Gygax, Frazetta, Dio. Somebody check on Moorcock. I haven't the heart.
Tuesday, May 18, 2010
Saturday, January 30, 2010
And you can't play D&D here? I call bullshit.
That's Wisconsin's Waupun Correctional Institute, where inmate Kevin T. Singer this week lost an appeal in his lawsuit against prison officials who had banned D&D and confiscated his rulebooks, magazines and home-brew campaign notes.
A letter to Singer informed him, “Inmates are not allowed to engage in or possess written material that details rules, codes, dogma of games/activities such as ‘Dungeons and Dragons’ because it promotes fantasy role playing, competitive hostility, violence, addictive escape behaviors, and possible gambling.”
Officials also claimed the game, in addition to all these ills, promotes gang activity. (They also warned of possible "escapism," because it's apparently penologically vital to imprison not only an offender's body, but also his mind).
The evidence on the gang thing? The bald say-so of the prison's resident gangbuster, "Disruptive Group Coordinator" Bruce Muraski. D&D, he had deduced, involves players taking directions from a "Dungeon Master," much as Bingo has a caller or muscial chairs has that guy who starts and stops the music. This, in Muraski's world, "mimics the organization of a gang."
He admitted there had never been a recorded instances of D&D players organizing into nerd-posse prison gangs, but hey, better safe than sorry.
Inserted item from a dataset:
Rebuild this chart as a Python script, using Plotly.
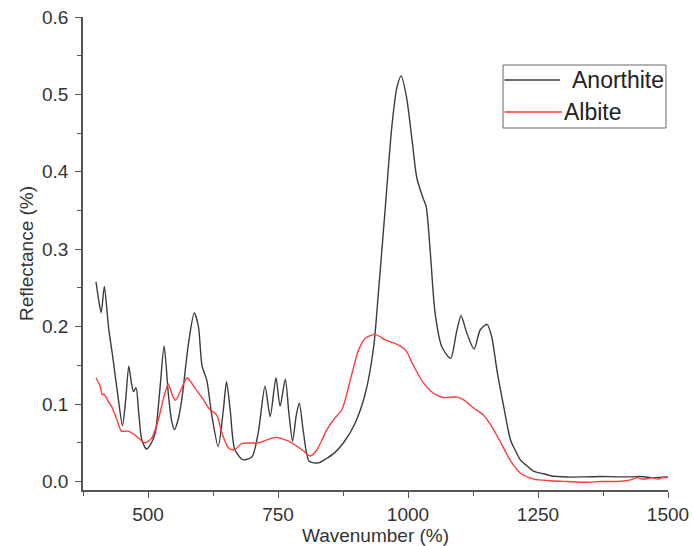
import plotly.graph_objects as go

# Anorthite series
anorthite_wn = [400, 405, 410, 416, 424, 433, 443, 451, 457, 463, 468, 472, 477, 482, 488, 497, 505, 514,
                523, 531, 539, 545, 551, 558, 565, 578, 589, 597, 604, 613, 623, 635, 645, 651, 658, 667,
                683, 700, 712, 725, 735, 746, 754, 764, 771, 778, 785, 791, 799, 810, 828, 844, 857, 876,
                898, 918, 934, 943, 956, 969, 979, 987, 997, 1008, 1017, 1029, 1035, 1043, 1052, 1065,
                1082, 1093, 1102, 1113, 1127, 1139, 1152, 1161, 1171, 1184, 1197, 1208, 1216, 1229, 1242,
                1261, 1274, 1306, 1340, 1370, 1402, 1430, 1447, 1470, 1500]
anorthite_r = [0.258, 0.235, 0.218, 0.252, 0.200, 0.157, 0.106, 0.072, 0.105, 0.149, 0.128, 0.116, 0.121,
               0.090, 0.054, 0.042, 0.048, 0.063, 0.120, 0.175, 0.114, 0.080, 0.067, 0.080, 0.106, 0.179,
               0.218, 0.200, 0.149, 0.131, 0.084, 0.045, 0.093, 0.129, 0.093, 0.041, 0.028, 0.032, 0.063,
               0.123, 0.084, 0.134, 0.097, 0.132, 0.088, 0.052, 0.085, 0.101, 0.063, 0.026, 0.024, 0.030,
               0.036, 0.050, 0.075, 0.114, 0.174, 0.243, 0.351, 0.459, 0.510, 0.524, 0.497, 0.440, 0.392,
               0.366, 0.355, 0.295, 0.218, 0.174, 0.159, 0.192, 0.214, 0.192, 0.171, 0.196, 0.203, 0.187,
               0.144, 0.097, 0.054, 0.038, 0.028, 0.020, 0.013, 0.010, 0.0074, 0.0057, 0.006, 0.0065,
               0.006, 0.006, 0.0065, 0.005, 0.006]

# Albite series
albite_wn = [400, 408, 412, 415, 424, 430, 440, 449, 462, 475, 494, 507, 520, 530, 539, 547, 553, 565, 575,
             590, 606, 619, 632, 642, 655, 667, 680, 712, 745, 770, 796, 812, 825, 844, 857, 873, 889, 905,
             918, 937, 956, 979, 995, 1011, 1030, 1049, 1068, 1094, 1107, 1126, 1145, 1161, 1177, 1197,
             1216, 1242, 1274, 1306, 1344, 1370, 1402, 1428, 1440, 1450, 1460, 1470, 1480, 1490, 1500]
albite_r = [0.134, 0.123, 0.112, 0.113, 0.103, 0.097, 0.080, 0.065, 0.065, 0.060, 0.050, 0.056, 0.080,
            0.108, 0.126, 0.111, 0.105, 0.121, 0.134, 0.121, 0.106, 0.093, 0.086, 0.063, 0.043, 0.041,
            0.049, 0.050, 0.057, 0.052, 0.041, 0.033, 0.041, 0.067, 0.080, 0.093, 0.131, 0.170, 0.185,
            0.190, 0.183, 0.177, 0.170, 0.149, 0.127, 0.114, 0.1085, 0.109, 0.1055, 0.095, 0.086, 0.071,
            0.052, 0.027, 0.011, 0.003, 0.001, 0.0, -0.001, 0.0, 0.0, 0.002, 0.005, 0.003, 0.0035, 0.005,
            0.003, 0.005, 0.005]

series_names = ["Anorthite", "Albite"]
series_colors = ["#3c3c3c", "#ff3b3b"]

FONT = "Liberation Sans, Arial, sans-serif"

fig = go.Figure()
fig.add_trace(go.Scatter(x=anorthite_wn, y=anorthite_r, mode="lines", name=series_names[0],
                         line=dict(color=series_colors[0], width=1.4, shape="spline", smoothing=0.7)))
fig.add_trace(go.Scatter(x=albite_wn, y=albite_r, mode="lines", name=series_names[1],
                         line=dict(color=series_colors[1], width=1.4, shape="spline", smoothing=0.7)))

axis_common = dict(showline=True, linecolor="#555555", linewidth=1.5, ticks="outside",
                   tickcolor="#555555", ticklen=6, tickwidth=1.2, showgrid=False, zeroline=False,
                   tickfont=dict(family=FONT, size=19, color="#333333"),
                   mirror=False, automargin=False)

fig.update_xaxes(range=[375, 1500], tick0=500, dtick=250,
                 title=dict(text="Wavenumber (%)", font=dict(family=FONT, size=19, color="#333333"),
                            standoff=1),
                 minor=dict(ticks="outside", dtick=125, tick0=375, ticklen=4, tickcolor="#555555"),
                 **axis_common)
fig.update_yaxes(range=[-0.011, 0.6], tick0=0, dtick=0.1, tickformat=".1f",
                 ticklabelstandoff=3,
                 title=dict(text="Reflectance (%)", font=dict(family=FONT, size=19, color="#333333"),
                            standoff=3),
                 minor=dict(ticks="outside", dtick=0.05, ticklen=4, tickcolor="#555555"),
                 **axis_common)

# Manual legend (box, line samples, labels) in paper coordinates
fig.add_shape(type="rect", xref="paper", yref="paper", x0=0.718, x1=0.9966, y0=0.7653, y1=0.8985,
              line=dict(color="#666666", width=1), fillcolor="white", layer="above")
legend_y = [0.8668, 0.7992]
legend_line_x1 = [0.8154, 0.8188]
legend_text_x = [0.8325, 0.8188]
for i in range(2):
    fig.add_shape(type="line", xref="paper", yref="paper", x0=0.7205, x1=legend_line_x1[i],
                  y0=legend_y[i], y1=legend_y[i], line=dict(color=series_colors[i], width=1.4),
                  layer="above")
    fig.add_annotation(xref="paper", yref="paper", x=legend_text_x[i], y=legend_y[i],
                       xanchor="left", yanchor="middle", text=series_names[i], showarrow=False,
                       font=dict(family=FONT, size=23, color="#222222"))

fig.update_layout(
    width=694, height=546,
    margin=dict(l=83, r=26, t=17, b=56),
    paper_bgcolor="white", plot_bgcolor="white",
    showlegend=False,
)

fig.write_html("out.html")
Singer, in contrast, presented 15 affidavits from fellow player/inmates and from experts on roleplaying games, and never stood a chance.
I'll refrain from further belabouring the ridiculousness of this power-tripping petty cruelty, backed up by the most specious of arguments and unchecked institutional power. Everyone's already had a good, sad, sick laugh over it. If you haven't had enough, the decision is here.
If all of this DMG-burning goofery sounds woefully familiar, though, that's because it is.
Back in the 80s, Tipper Gore and the other culture warriors of note didn't have much time for gamers. They were too busy with Judas Priest and Ozzy. (As he surveyed the wreckage of the 2000 election, I wonder if Al Gore took a moment to calculate how many metalheads of voting age there might be in Florida).
We had to settle for third and fourth-raters, like loopy pamphleteer/mullah Jack Chick and Mad Mother without peer Patricia Pulling. Not to speak ill of the dead, Patty, but you were one obsessive, crazy, lying harpy. Rest in peace.
Still, we had our moments, a few murders and suicides dubiously blamed on the game, media mic-wringing over satanic cults springing up across North America, and the hilarious Mazes and Monsters, featuring Tom Hanks.
The moral panic over D&D soon collapsed under the weight of its own absurdity, but when a certain sort of person finds himself in a tight spot, beating up on the weird smart kids just comes naturally. During the last presidential election, John McCain spokesass Michael Goldfarb made repeated derogatory comments about D&D players as some sort of bizarre attack on sissified, book-reading Obama supporters. Ah, the enduring popularity of losing tactics among losers.
So, are gamers a gang? Playing generates a lot of camaraderie in my experience, but the gamers I know are not followers. These cats don't herd. Their politics are all over the place and they like to have their own fun their own way. Hence the appeal of gaming.
But maybe we should be a gang, and maybe we should stand up for Kevin Singer. Yes, he's in for murder, but this rule applies to every sad bastard in that prison. Can we allow this kind of ignorant horseshit to go down an hour and a half's drive from Lake Geneva, home of Saint Gary?
A warning to anyone considering direct action: It seems you might be locked up for two years and liable to a fine of up to $500 if you smuggled a 20-sider into Waupun.
And that’s if they don’t consider it a controlled substance.